What Is an Overdraft Line of Credit?
Understand the mechanics of an overdraft line of credit. Learn how this financial buffer works to protect your checking account.
Understand the mechanics of an overdraft line of credit. Learn how this financial buffer works to protect your checking account.
An overdraft line of credit is a financial tool designed to provide a layer of protection for your checking account. It serves as a safety net, automatically covering transactions when your account balance falls short. This mechanism helps prevent declined purchases or returned checks, which can lead to additional fees and inconvenience. The primary purpose of this credit facility is to ensure financial transactions proceed smoothly.
An overdraft line of credit is a revolving credit facility linked directly to a checking account. A pre-approved amount of credit is available, which can be drawn upon as needed to cover insufficient funds. Its main function is to prevent overdrafts by automatically advancing funds into your checking account when a transaction exceeds your available balance.
When a transaction, such as a debit card purchase, check, or automated bill payment, attempts to clear an account with insufficient funds, the overdraft line of credit automatically transfers the necessary amount. This automatic transfer allows the transaction to be completed, avoiding non-sufficient funds (NSF) fees or declined transactions. The borrowed amount is then added to the outstanding balance of your line of credit.
This type of overdraft protection differs from other common methods, such as linking your checking account to a savings account. While a savings account transfer uses your own funds, an overdraft line of credit is a credit product, meaning you are borrowing money from the financial institution. This distinction is important because the funds provided by the line of credit are not your own; they are a form of loan that must be repaid.
The amount borrowed from the line of credit becomes part of your outstanding balance. This revolving nature allows you to repay the borrowed funds and then re-access the credit as needed, up to your approved limit. The primary benefit is preventing the high fees associated with traditional overdrafts or declined transactions.

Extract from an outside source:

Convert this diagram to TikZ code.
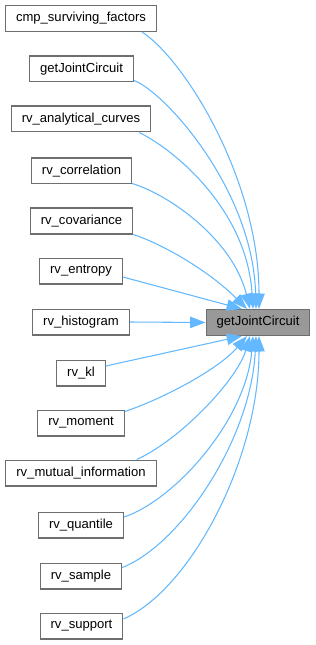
\documentclass[tikz,border=0pt]{standalone}
\usepackage{fontspec}
\setmainfont{Liberation Sans}
\usetikzlibrary{arrows.meta,calc}
\definecolor{edgeblue}{HTML}{63B8FF}
\definecolor{boxgray}{HTML}{6E6E6E}
\definecolor{fillgray}{HTML}{999999}
\tikzset{
  fnode/.style={draw=boxgray, line width=0.9pt, fill=white, inner xsep=7.85pt, inner ysep=0pt,
    minimum height=19.35pt, font=\fontsize{9.8}{12}\selectfont, text=black},
  tnode/.style={fnode, fill=fillgray},
  calledge/.style={draw=edgeblue, line width=0.8pt, -{Triangle[length=11.5pt,width=8.5pt]}},
}
\begin{document}
\begin{tikzpicture}[x=0.75pt,y=-0.75pt]
\useasboundingbox (0,0) rectangle (316,645);
\node[fnode] (n1) at (81,18.5) {cmp\_surviving\_factors};
\node[fnode] (n2) at (81.5,69) {getJointCircuit};
\node[fnode] (n3) at (81,119) {rv\_analytical\_curves};
\node[fnode] (n4) at (81.5,171) {rv\_correlation};
\node[fnode] (n5) at (81.5,221) {rv\_covariance};
\node[fnode] (n6) at (81,271) {rv\_entropy};
\node[fnode] (n7) at (81,322) {rv\_histogram};
\node[fnode] (n8) at (81,373) {rv\_kl};
\node[fnode] (n9) at (81,423) {rv\_moment};
\node[fnode] (n10) at (81,473) {rv\_mutual\_information};
\node[fnode] (n11) at (81,525) {rv\_quantile};
\node[fnode] (n12) at (81,576) {rv\_sample};
\node[fnode] (n13) at (81.5,626) {rv\_support};
\node[tnode] (t) at (258,322.5) {getJointCircuit};

\draw[calledge] ($(n1.south east)+(-15,0)$) .. controls (185,60) and (259,180) .. ($(t.north)+(1,0)$);
\draw[calledge] ($(n2.south east)+(0,-2)$) .. controls (165,92) and (253,190) .. ($(t.north)+(-2,0)$);
\draw[calledge] ($(n3.south east)+(-12,0)$) .. controls (175,150) and (247,210) .. ($(t.north)+(-5,0)$);
\draw[calledge] ($(n4.south east)+(0,-1)$) .. controls (170,195) and (233,240) .. ($(t.north)+(-8,0)$);
\draw[calledge] (n5.south east) .. controls (165,245) and (210,272) .. ($(t.north)+(-11,0)$);
\draw[calledge] ($(n6.east)+(0,6)$) -- ($(t.north)+(-16,0)$);
\draw[calledge] (n7.east) -- (t.west);
\draw[calledge] ($(n8.east)+(0,-7)$) -- ($(t.south)+(-16,0)$);
\draw[calledge] ($(n9.north east)+(0,2)$) .. controls (160,400) and (218,370) .. ($(t.south)+(-11,0)$);
\draw[calledge] ($(n10.north east)+(-20,0)$) .. controls (180,440) and (237,380) .. ($(t.south)+(-8,0)$);
\draw[calledge] ($(n11.east)+(0,-8)$) .. controls (175,500) and (246,420) .. ($(t.south)+(-5,0)$);
\draw[calledge] ($(n12.north east)+(0,5)$) .. controls (180,545) and (251,440) .. ($(t.south)+(-2,0)$);
\draw[calledge] ($(n13.east)+(0,-7)$) .. controls (190,590) and (259,460) .. ($(t.south)+(1,0)$);
\end{tikzpicture}
\end{document}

A credit limit defines the maximum amount that can be drawn from an overdraft line of credit. Financial institutions set this limit based on factors such as an applicant’s creditworthiness, income, and existing banking relationship. Credit limits can range from a few hundred dollars up to several thousand dollars.
Interest rates apply to the borrowed amount, accruing daily on the outstanding balance. These rates are variable, like those found on credit cards, and can range significantly, from approximately 15% to over 21% Annual Percentage Rate (APR). Interest calculation involves applying a daily periodic rate to the outstanding balance.
Several fees can be associated with an overdraft line of credit. Some institutions may charge an annual fee. Additionally, a per-transfer or usage fee might be applied each time funds are drawn from the line of credit.
Repayment terms require regular minimum payments. These payments are often calculated as a percentage of the outstanding balance or a fixed minimum amount. Payments are typically due monthly, and making them promptly reduces the outstanding balance, thereby replenishing the available credit for future use.
Obtaining an overdraft line of credit involves an application process with your financial institution. You can apply through various channels, including online, in person at a branch, or over the phone. This requires providing personal and financial information to the bank or credit union.
Information requested includes personal identification, details about your income, and proof of your existing banking relationship with the institution. Financial institutions will also request consent to perform a credit check, as approval is based on an evaluation of your creditworthiness and their lending standards. A positive credit history and steady income are important eligibility criteria.
Once the line of credit is established, payments on the outstanding balance can be made through various methods. These include online transfers from a linked checking account, automatic payments, mailing a check, or making payments directly at a branch location.
Making payments reduces the outstanding balance on the line of credit. As the balance decreases, the available credit limit is replenished. Regularly monitoring your outstanding balance and available credit is important, which can be done online or through periodic account statements.